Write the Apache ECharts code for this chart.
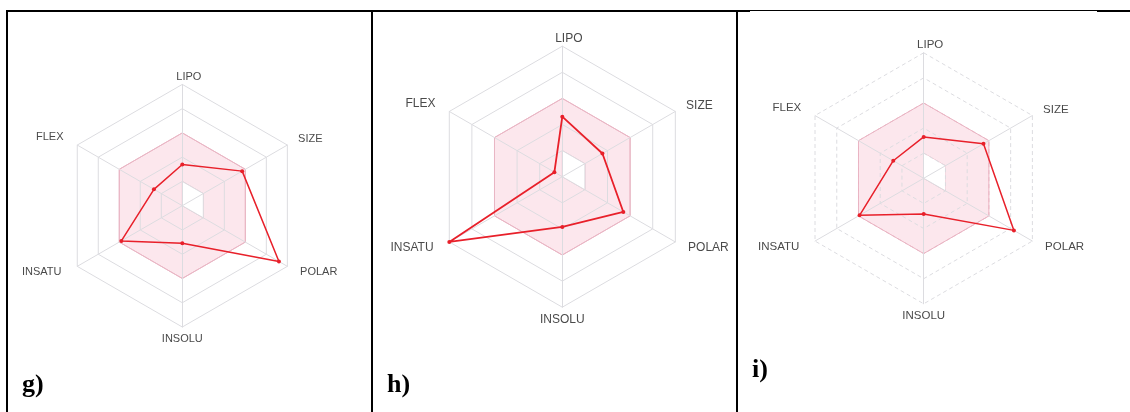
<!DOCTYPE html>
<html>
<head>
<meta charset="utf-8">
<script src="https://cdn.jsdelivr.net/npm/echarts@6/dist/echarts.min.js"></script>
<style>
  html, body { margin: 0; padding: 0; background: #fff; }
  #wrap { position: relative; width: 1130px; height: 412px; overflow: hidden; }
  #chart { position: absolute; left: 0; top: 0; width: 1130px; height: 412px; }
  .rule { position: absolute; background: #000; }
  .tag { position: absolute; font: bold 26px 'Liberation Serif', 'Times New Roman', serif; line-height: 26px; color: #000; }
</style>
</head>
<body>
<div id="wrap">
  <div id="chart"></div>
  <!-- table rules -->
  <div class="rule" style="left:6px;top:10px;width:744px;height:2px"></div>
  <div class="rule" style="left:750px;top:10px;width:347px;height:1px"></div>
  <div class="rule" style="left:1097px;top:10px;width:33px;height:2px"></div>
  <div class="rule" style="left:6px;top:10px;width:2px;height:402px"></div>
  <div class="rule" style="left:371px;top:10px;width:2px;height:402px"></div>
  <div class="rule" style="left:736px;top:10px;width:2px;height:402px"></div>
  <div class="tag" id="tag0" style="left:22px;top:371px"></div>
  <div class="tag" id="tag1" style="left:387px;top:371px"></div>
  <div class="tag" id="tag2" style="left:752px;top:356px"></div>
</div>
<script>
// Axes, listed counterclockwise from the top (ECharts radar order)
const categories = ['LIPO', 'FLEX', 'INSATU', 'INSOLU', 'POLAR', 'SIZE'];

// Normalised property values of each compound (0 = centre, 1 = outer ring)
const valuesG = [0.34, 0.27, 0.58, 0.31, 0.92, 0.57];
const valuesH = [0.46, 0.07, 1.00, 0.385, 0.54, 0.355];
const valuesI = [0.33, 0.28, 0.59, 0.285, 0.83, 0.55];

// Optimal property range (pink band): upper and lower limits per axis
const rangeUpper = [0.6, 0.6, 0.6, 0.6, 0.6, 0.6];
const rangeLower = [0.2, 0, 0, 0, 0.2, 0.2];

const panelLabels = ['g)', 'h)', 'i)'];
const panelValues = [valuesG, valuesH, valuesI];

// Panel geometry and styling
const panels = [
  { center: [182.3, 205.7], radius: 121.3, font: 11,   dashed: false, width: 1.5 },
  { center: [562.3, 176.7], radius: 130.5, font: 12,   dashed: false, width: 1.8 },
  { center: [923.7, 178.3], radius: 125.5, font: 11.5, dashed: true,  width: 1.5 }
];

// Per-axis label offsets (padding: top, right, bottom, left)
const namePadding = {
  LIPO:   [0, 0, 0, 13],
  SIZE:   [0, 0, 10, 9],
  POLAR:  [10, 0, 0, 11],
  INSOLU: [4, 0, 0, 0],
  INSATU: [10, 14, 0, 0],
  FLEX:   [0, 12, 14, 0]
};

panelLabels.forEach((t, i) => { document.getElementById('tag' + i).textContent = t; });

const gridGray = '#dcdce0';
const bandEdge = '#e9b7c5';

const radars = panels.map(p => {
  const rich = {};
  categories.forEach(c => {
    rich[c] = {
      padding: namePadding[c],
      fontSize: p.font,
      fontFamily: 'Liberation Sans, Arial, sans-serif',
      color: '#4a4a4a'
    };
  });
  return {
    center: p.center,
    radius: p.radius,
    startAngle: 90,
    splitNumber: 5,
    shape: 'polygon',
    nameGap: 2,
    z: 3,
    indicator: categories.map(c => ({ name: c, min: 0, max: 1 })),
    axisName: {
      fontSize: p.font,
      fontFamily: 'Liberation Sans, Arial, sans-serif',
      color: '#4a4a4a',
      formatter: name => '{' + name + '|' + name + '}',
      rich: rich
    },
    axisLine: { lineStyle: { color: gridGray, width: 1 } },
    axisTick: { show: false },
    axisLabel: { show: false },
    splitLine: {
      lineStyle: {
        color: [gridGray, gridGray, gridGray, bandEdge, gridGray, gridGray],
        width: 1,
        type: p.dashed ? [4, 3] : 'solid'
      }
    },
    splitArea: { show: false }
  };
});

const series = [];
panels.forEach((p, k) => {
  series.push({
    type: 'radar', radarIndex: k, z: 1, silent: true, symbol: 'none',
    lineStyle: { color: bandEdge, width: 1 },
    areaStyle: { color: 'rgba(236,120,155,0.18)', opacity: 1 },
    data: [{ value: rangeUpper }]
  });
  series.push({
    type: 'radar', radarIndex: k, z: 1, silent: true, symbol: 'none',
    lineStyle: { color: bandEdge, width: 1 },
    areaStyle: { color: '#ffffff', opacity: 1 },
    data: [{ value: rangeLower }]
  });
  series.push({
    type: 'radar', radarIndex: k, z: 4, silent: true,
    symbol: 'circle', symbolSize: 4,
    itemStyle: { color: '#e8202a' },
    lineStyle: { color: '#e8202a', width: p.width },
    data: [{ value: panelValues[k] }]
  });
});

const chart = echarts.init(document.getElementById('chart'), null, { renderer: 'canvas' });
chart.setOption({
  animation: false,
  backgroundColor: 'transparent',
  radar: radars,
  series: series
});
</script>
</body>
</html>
------------------------
Return each line from the material above exactly, but not the pictures.

Write the Apache ECharts code for this chart.
<!DOCTYPE html>
<html>
<head>
<meta charset="utf-8">
<script src="https://cdn.jsdelivr.net/npm/echarts@6/dist/echarts.min.js"></script>
<style>
  html, body { margin: 0; padding: 0; background: #fff; }
  #wrap { position: relative; width: 1130px; height: 412px; overflow: hidden; }
  #chart { position: absolute; left: 0; top: 0; width: 1130px; height: 412px; }
  .rule { position: absolute; background: #000; }
  .tag { position: absolute; font: bold 26px 'Liberation Serif', 'Times New Roman', serif; line-height: 26px; color: #000; }
</style>
</head>
<body>
<div id="wrap">
  <div id="chart"></div>
  <!-- table rules -->
  <div class="rule" style="left:6px;top:10px;width:744px;height:2px"></div>
  <div class="rule" style="left:750px;top:10px;width:347px;height:1px"></div>
  <div class="rule" style="left:1097px;top:10px;width:33px;height:2px"></div>
  <div class="rule" style="left:6px;top:10px;width:2px;height:402px"></div>
  <div class="rule" style="left:371px;top:10px;width:2px;height:402px"></div>
  <div class="rule" style="left:736px;top:10px;width:2px;height:402px"></div>
  <div class="tag" id="tag0" style="left:22px;top:371px"></div>
  <div class="tag" id="tag1" style="left:387px;top:371px"></div>
  <div class="tag" id="tag2" style="left:752px;top:356px"></div>
</div>
<script>
// Axes, listed counterclockwise from the top (ECharts radar order)
const categories = ['LIPO', 'FLEX', 'INSATU', 'INSOLU', 'POLAR', 'SIZE'];

// Normalised property values of each compound (0 = centre, 1 = outer ring)
const valuesG = [0.34, 0.27, 0.58, 0.31, 0.92, 0.57];
const valuesH = [0.46, 0.07, 1.00, 0.385, 0.54, 0.355];
const valuesI = [0.33, 0.28, 0.59, 0.285, 0.83, 0.55];

// Optimal property range (pink band): upper and lower limits per axis
const rangeUpper = [0.6, 0.6, 0.6, 0.6, 0.6, 0.6];
const rangeLower = [0.2, 0, 0, 0, 0.2, 0.2];

const panelLabels = ['g)', 'h)', 'i)'];
const panelValues = [valuesG, valuesH, valuesI];

// Panel geometry and styling
const panels = [
  { center: [182.3, 205.7], radius: 121.3, font: 11,   dashed: false, width: 1.5 },
  { center: [562.3, 176.7], radius: 130.5, font: 12,   dashed: false, width: 1.8 },
  { center: [923.7, 178.3], radius: 125.5, font: 11.5, dashed: true,  width: 1.5 }
];

// Per-axis label offsets (padding: top, right, bottom, left)
const namePadding = {
  LIPO:   [0, 0, 0, 13],
  SIZE:   [0, 0, 10, 9],
  POLAR:  [10, 0, 0, 11],
  INSOLU: [4, 0, 0, 0],
  INSATU: [10, 14, 0, 0],
  FLEX:   [0, 12, 14, 0]
};

panelLabels.forEach((t, i) => { document.getElementById('tag' + i).textContent = t; });

const gridGray = '#dcdce0';
const bandEdge = '#e9b7c5';

const radars = panels.map(p => {
  const rich = {};
  categories.forEach(c => {
    rich[c] = {
      padding: namePadding[c],
      fontSize: p.font,
      fontFamily: 'Liberation Sans, Arial, sans-serif',
      color: '#4a4a4a'
    };
  });
  return {
    center: p.center,
    radius: p.radius,
    startAngle: 90,
    splitNumber: 5,
    shape: 'polygon',
    nameGap: 2,
    z: 3,
    indicator: categories.map(c => ({ name: c, min: 0, max: 1 })),
    axisName: {
      fontSize: p.font,
      fontFamily: 'Liberation Sans, Arial, sans-serif',
      color: '#4a4a4a',
      formatter: name => '{' + name + '|' + name + '}',
      rich: rich
    },
    axisLine: { lineStyle: { color: gridGray, width: 1 } },
    axisTick: { show: false },
    axisLabel: { show: false },
    splitLine: {
      lineStyle: {
        color: [gridGray, gridGray, gridGray, bandEdge, gridGray, gridGray],
        width: 1,
        type: p.dashed ? [4, 3] : 'solid'
      }
    },
    splitArea: { show: false }
  };
});

const series = [];
panels.forEach((p, k) => {
  series.push({
    type: 'radar', radarIndex: k, z: 1, silent: true, symbol: 'none',
    lineStyle: { color: bandEdge, width: 1 },
    areaStyle: { color: 'rgba(236,120,155,0.18)', opacity: 1 },
    data: [{ value: rangeUpper }]
  });
  series.push({
    type: 'radar', radarIndex: k, z: 1, silent: true, symbol: 'none',
    lineStyle: { color: bandEdge, width: 1 },
    areaStyle: { color: '#ffffff', opacity: 1 },
    data: [{ value: rangeLower }]
  });
  series.push({
    type: 'radar', radarIndex: k, z: 4, silent: true,
    symbol: 'circle', symbolSize: 4,
    itemStyle: { color: '#e8202a' },
    lineStyle: { color: '#e8202a', width: p.width },
    data: [{ value: panelValues[k] }]
  });
});

const chart = echarts.init(document.getElementById('chart'), null, { renderer: 'canvas' });
chart.setOption({
  animation: false,
  backgroundColor: 'transparent',
  radar: radars,
  series: series
});
</script>
</body>
</html>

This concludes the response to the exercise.